Thursday, 29 October 2009


"We think back through our mothers, if we are women"
-Virginia Woolf, A room of ones own

Today Radio 4 Woman's Hour, which often tickles my ever so geekish, yet feminine fancies, hosted a special programme on fashion. Fantastique! A number of thrilling subjects were broached, each of which Im sure I will regurgitate in my own inadequate way at some later point on this blog.

What really struck me about the program, was a theme which each of the guests kept returning to: their mothers. Justine somebody, who has written (one of the many) biographies of Coco Chanel, said that she thought fashion was so popular because it relates to our 'eternal search to understand your mother'. This idea really hit home for me.

It is not exaggeration to state that the way I remember is through clothes. Clothing for me is a sensory experience and nothing brings back the sensation of being a littl'un quite like the memory of watching my mother get dressed for a night out with my dad. I can hear the brush comb through her hair, feel the red velvet jacket and smell the chanel no 5. Its an almost unsettlingly powerful memory.

I wonder then, if the fact that many women turn to fashion as a means through which to 'understand their mothers' could in fact be read as our attempt to understand femininity in general. I think it might. T B C.

Saturday, 24 October 2009


I read recently an angry piece of writing in the observer magazine, which lamented the release of the 'American Fashion Cookbook'. The writer, yummy-mummy Rachel Cooke, argued that the fashion industry had no right to be simultaneously sending 'starving girls' down the catwalk whilst crystallising their love for cakes and treats in this book (which includes a collection of recipes from US designers such as Caroline Hererra and Izaac Mizrahi).

Both industries, cookery and fashion, are towering 'cultures of consumption', which have escalating popularity among the middle classes today. Both carry connotations of luxury; excess; money. The pairing does not seem as unlikely as Cooke proclaims.

But, there is something alarmingly vulgar about this collaboration. Britain's greedy fad for cookery programmes, cookery books and celebrity chefs is far too senseless and lacking in moderation for my delicate fashion disposition. Our industry is more controlled and restrained in it's passions. It doesn't surprise me that the american fashion council have banked in on the rise of the two trends. Cupcake sellers in London have been also doing so for a long time. But I dont think it should be encouraged to develop any further.

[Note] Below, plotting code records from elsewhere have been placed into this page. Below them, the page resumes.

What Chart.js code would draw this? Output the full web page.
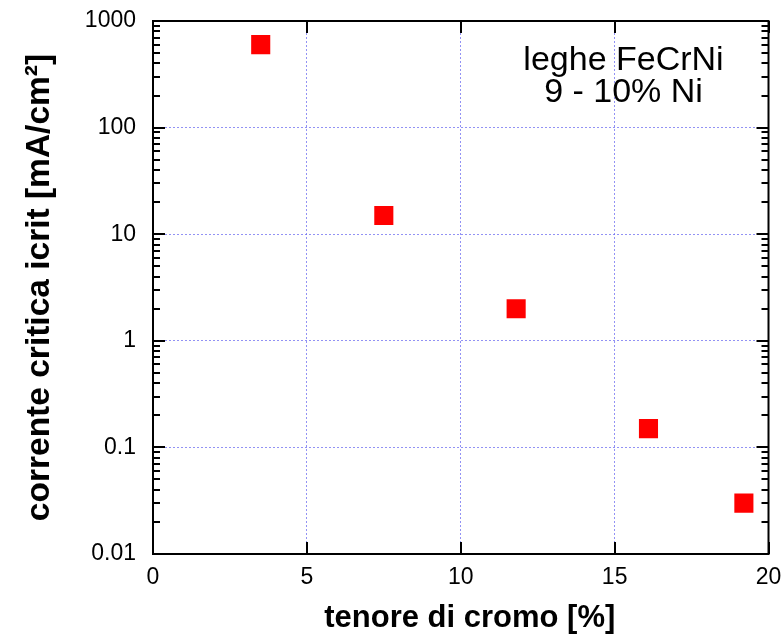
<!DOCTYPE html>
<html>
<head>
<meta charset="utf-8">
<script src="https://cdn.jsdelivr.net/npm/chart.js@4"></script>
<style>
  html, body { margin: 0; padding: 0; background: #fff; }
  #wrap { width: 782px; height: 635px; }
</style>
</head>
<body>
<div id="wrap"><canvas id="chart" width="782" height="635"></canvas></div>
<script>
// Cr content (%) vs critical passivation current, FeCrNi alloys 9-10% Ni
const cromo   = [3.5, 7.5, 11.8, 16.1, 19.2];
const icrit   = [600, 15, 2, 0.15, 0.03];
const xTicks  = [0, 5, 10, 15, 20];
const yDecades = [0.01, 0.1, 1, 10, 100, 1000];
const noteLines = ['leghe FeCrNi', '9 - 10% Ni'];

const FONT = '"Liberation Sans", Arial, Helvetica, sans-serif';
const GRID = 'rgba(110,110,240,0.75)';

// frame with inward major ticks on all sides, minor ticks on the log axis
const frameTicks = {
    id: 'frameTicks',
    beforeDatasetsDraw(chart) {
        const { ctx, chartArea: a, scales: { x, y } } = chart;
        const major = 12, minor = 7;
        ctx.save();
        ctx.strokeStyle = '#000';
        ctx.lineWidth = 2;
        ctx.beginPath();
        xTicks.forEach(v => {
            const px = Math.round(x.getPixelForValue(v));
            ctx.moveTo(px, a.bottom); ctx.lineTo(px, a.bottom - major);
            ctx.moveTo(px, a.top);    ctx.lineTo(px, a.top + major);
        });
        yDecades.forEach((d, i) => {
            const py = Math.round(y.getPixelForValue(d));
            ctx.moveTo(a.left, py);  ctx.lineTo(a.left + major, py);
            ctx.moveTo(a.right, py); ctx.lineTo(a.right - major, py);
            if (i === yDecades.length - 1) return;
            for (let k = 2; k <= 9; k++) {
                const pm = Math.round(y.getPixelForValue(d * k));
                ctx.moveTo(a.left, pm);  ctx.lineTo(a.left + minor, pm);
                ctx.moveTo(a.right, pm); ctx.lineTo(a.right - minor, pm);
            }
        });
        ctx.stroke();
        ctx.strokeRect(a.left, a.top, a.right - a.left, a.bottom - a.top);
        ctx.restore();
    },
    afterDraw(chart) {
        const { ctx, chartArea: a } = chart;
        ctx.save();
        ctx.fillStyle = '#000';
        ctx.textAlign = 'center';
        ctx.textBaseline = 'alphabetic';
        ctx.font = '34px ' + FONT;
        const cx = a.right - 145;
        ctx.fillText(noteLines[0], cx, a.top + 49);
        ctx.fillText(noteLines[1], cx, a.top + 81);
        // x axis title, a little right of the plot centre
        ctx.font = 'bold 31px ' + FONT;
        ctx.fillText('tenore di cromo [%]', (a.left + a.right) / 2 + 9, 627);
        ctx.restore();
    }
};

new Chart(document.getElementById('chart'), {
    type: 'scatter',
    data: {
        datasets: [{
            data: cromo.map((c, i) => ({ x: c, y: icrit[i] })),
            pointStyle: 'rect',
            pointRadius: 13.5,
            pointHoverRadius: 13.5,
            backgroundColor: '#ff0000',
            borderWidth: 0,
        }],
    },
    options: {
        responsive: false,
        animation: false,
        events: [],
        layout: { padding: { left: 0, top: 21, right: 13, bottom: 0 } },
        plugins: { legend: { display: false }, tooltip: { enabled: false } },
        scales: {
            x: {
                type: 'linear',
                min: 0, max: 20,
                afterBuildTicks(s) { s.ticks = xTicks.map(v => ({ value: v })); },
                afterFit(s) { s.height = 81; s.paddingLeft = 0; s.paddingRight = 0; },
                grid: { color: GRID, lineWidth: 1, drawTicks: false },
                border: { display: false, dash: [2, 2] },
                ticks: { color: '#000', padding: 10, font: { family: FONT, size: 23 } },
            },
            y: {
                type: 'logarithmic',
                min: 0.01, max: 1000,
                afterBuildTicks(s) { s.ticks = yDecades.map(v => ({ value: v, major: true })); },
                afterFit(s) { s.width = 153; s.paddingTop = 0; s.paddingBottom = 0; },
                grid: { color: GRID, lineWidth: 1, drawTicks: false },
                border: { display: false, dash: [2, 2] },
                ticks: {
                    color: '#000', padding: 17,
                    font: { family: FONT, size: 23 },
                    callback: v => String(v),
                },
                title: {
                    display: true,
                    text: 'corrente critica icrit [mA/cm²]',
                    color: '#000',
                    padding: { top: 20, bottom: 0 },
                    font: { family: FONT, size: 33.5, weight: 'bold' },
                },
            },
        },
    },
    plugins: [frameTicks],
});
</script>
</body>
</html>
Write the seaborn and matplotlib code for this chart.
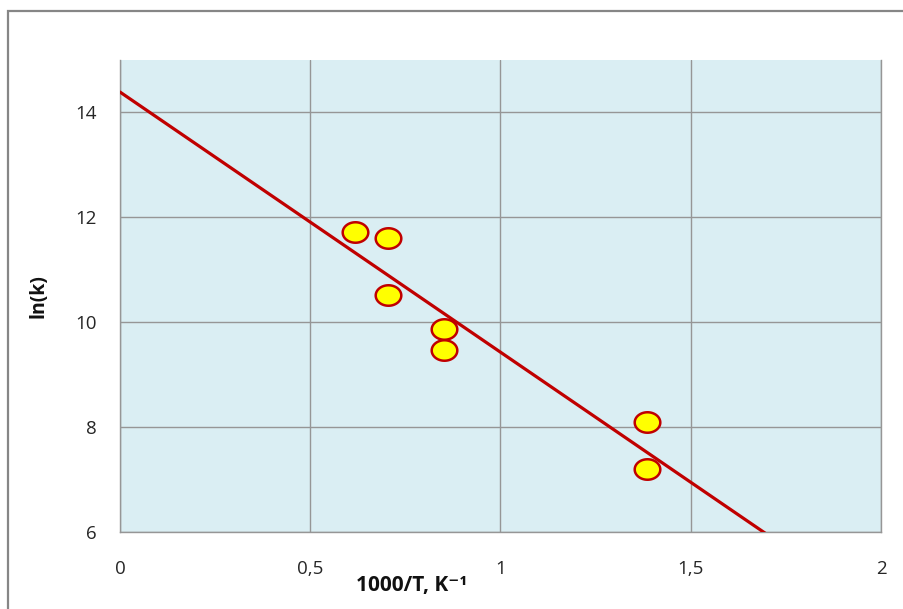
import numpy as np
import pandas as pd
import matplotlib
matplotlib.use("Agg")
import matplotlib.pyplot as plt
import matplotlib.patches as mpatches
from matplotlib.path import Path
from matplotlib.ticker import FuncFormatter
import seaborn as sns

# Arrhenius data: reciprocal temperature and log rate constant
inv_T = [0.618, 0.704, 0.704, 0.851, 0.851, 1.385, 1.385]
ln_k = [11.72, 11.60, 10.52, 9.88, 9.47, 8.10, 7.20]
x_ticks = [0, 0.5, 1, 1.5, 2]
y_ticks = [6, 8, 10, 12, 14]

df = pd.DataFrame({"inv_T": inv_T, "ln_k": ln_k})

sns.set_theme(style="white")
plt.rcParams["font.family"] = ["Open Sans", "DejaVu Sans"]

fig = plt.figure(figsize=(9.04, 6.09), dpi=100)
ax = fig.add_axes([120 / 904, 1 - 532 / 609, (881 - 120) / 904, (532 - 60) / 609])
ax.set_facecolor("#DAEEF3")

ax.set_xlim(0, 2)
ax.set_ylim(6, 15)

# least-squares trend line across the whole x range
sns.regplot(data=df, x="inv_T", y="ln_k", ax=ax, ci=None, truncate=False,
            scatter=False, line_kws=dict(color="#C00000", lw=2.3, zorder=3))

# slightly flattened circle marker
t = np.linspace(0, 2 * np.pi, 60)
ell = Path(np.column_stack([np.cos(t), 0.8 * np.sin(t)]), closed=True)
sns.scatterplot(data=df, x="inv_T", y="ln_k", ax=ax, marker=ell, s=340,
                color="#FFFF00", edgecolor="#C00000", linewidth=1.8, zorder=4)

ax.set_xticks(x_ticks)
ax.set_yticks(y_ticks)
fmt = FuncFormatter(lambda v, p: (f"{v:g}").replace(".", ","))
ax.xaxis.set_major_formatter(fmt)
ax.yaxis.set_major_formatter(fmt)
ax.grid(True, color="#969696", lw=1.0)
ax.set_axisbelow(True)
for s in ["left", "bottom", "right"]:
    ax.spines[s].set_color("#969696")
    ax.spines[s].set_linewidth(1.0)
ax.spines["top"].set_visible(False)
ax.tick_params(axis="both", length=0, labelsize=13.5, colors="#262626")
ax.tick_params(axis="x", pad=20)
ax.tick_params(axis="y", pad=17)

ax.set_xlabel("")
ax.set_ylabel("")
fig.text(412 / 904, 1 - 585 / 609, "1000/T, K⁻¹", ha="center", va="center",
         fontsize=15, fontweight="bold", color="#111111")
fig.text(38 / 904, 1 - 296 / 609, "ln(k)", ha="center", va="center", rotation=90,
         fontsize=14, fontweight="bold", color="#111111")

# chart frame
fig.add_artist(mpatches.Rectangle((8 / 904, -0.05), 1.0, 1 - 11 / 609 + 0.05,
                                  transform=fig.transFigure, fill=False,
                                  edgecolor="#868686", lw=1.6))

fig.savefig("out.png", dpi=100)
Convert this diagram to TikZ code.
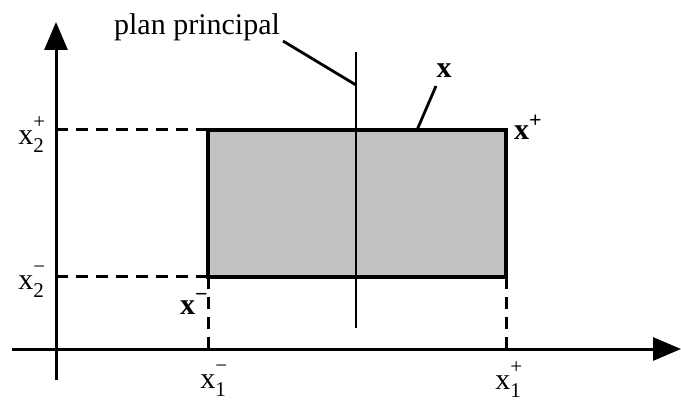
\documentclass[tikz,border=0pt]{standalone}
\usepackage{fontspec}
\setmainfont{Liberation Serif}
\usetikzlibrary{arrows.meta}
\newcommand{\xlab}[3]{#1\rlap{\raisebox{0.52em}{\fontsize{21}{21}\selectfont #3}}\raisebox{-0.28em}{\fontsize{21}{21}\selectfont #2}}
\begin{document}
\begin{tikzpicture}[x=1pt,y=-1pt,
  axisline/.style={line width=3pt,-{Triangle[length=28pt,width=23pt]}},
  dashline/.style={line width=3pt,dash pattern=on 12pt off 8pt},
  lab/.style={font=\fontsize{30}{36}\selectfont,inner sep=0pt},
  leadline/.style={line width=2.8pt},
  boxline/.style={line width=3.6pt}]
\useasboundingbox (0,0) rectangle (681,401);
% axes
\coordinate (ybot) at (56,380);
\coordinate (ytop) at (56,22);
\coordinate (xleft) at (12,349);
\coordinate (xright) at (681,349);
\coordinate (y2p) at (56,130);
\coordinate (y2m) at (56,277);
\coordinate (x1m) at (208,349);
\coordinate (x1p) at (506,349);
% rectangle corners
\coordinate (A) at (208,277);
\coordinate (B) at (506,130);
\coordinate (TL) at (208,130);
\coordinate (BR) at (506,277);
\fill[black!24] (A) rectangle (B);
% dashed guides
\draw[dashline] (y2p) -- (TL);
\draw[dashline] (y2m) -- (A);
\draw[dashline] (x1m) -- (A);
\draw[dashline] (x1p) -- (BR);
\draw[boxline] (A) rectangle (B);
% axes
\draw[axisline] (ybot) -- (ytop);
\draw[axisline] (xleft) -- (xright);
% principal plane
\coordinate (ptop) at (356,52);
\coordinate (pbot) at (356,328);
\draw[line width=2.4pt] (ptop) -- (pbot);
% labels
\node[lab] (pp) at (197,27) {plan principal};
\coordinate (pplead) at (283,41);
\coordinate (ppend) at (356,85);
\draw[leadline] (pplead) -- (ppend);
\node[lab,font=\fontsize{30}{36}\selectfont\bfseries] (xl) at (444,71) {x};
\coordinate (xlead) at (436,86);
\coordinate (xend) at (417,130);
\draw[leadline] (xlead) -- (xend);
\node[lab,font=\fontsize{30}{36}\selectfont\bfseries] (xp) at (528,127) {x\raisebox{0.4em}{\fontsize{22}{22}\selectfont +}};
\node[lab,font=\fontsize{30}{36}\selectfont\bfseries] (xm) at (194,304) {x\raisebox{0.45em}{\fontsize{22}{22}\selectfont −}};
\node[lab] (l2p) at (31,135) {\xlab{x}{2}{+}};
\node[lab] (l2m) at (31,282) {\xlab{x}{2}{−}};
\node[lab] (l1m) at (213,381) {\xlab{x}{1}{−}};
\node[lab] (l1p) at (508,380) {\xlab{x}{1}{+}};
\end{tikzpicture}
\end{document}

No, a designers place is not in the kitchen, but not for any reasons associated with size zero. Rather, us fashion types value a certain subtlety, delicacy and restraint which is incompatible with anything that includes the words 500g butter, eggs, milk and flour.

Friday, 23 October 2009

Leaping tiger

"History is the subject of a construction whose setting is not homogenous, empty time, rather a setting filled by the presence of nowtime. So for Robespierre ancient Rome was a past charged with nowtime. The French Revolution understood itself as the recurrence of Rome. It cited ancient Rome the way fashion cites the dress of the past. Fashion has a sense for the actual present, no matter where it moves in the thickets of the past. It is a tigers leap into the past. Only to find itself in an arena where the ruling class gives the commands."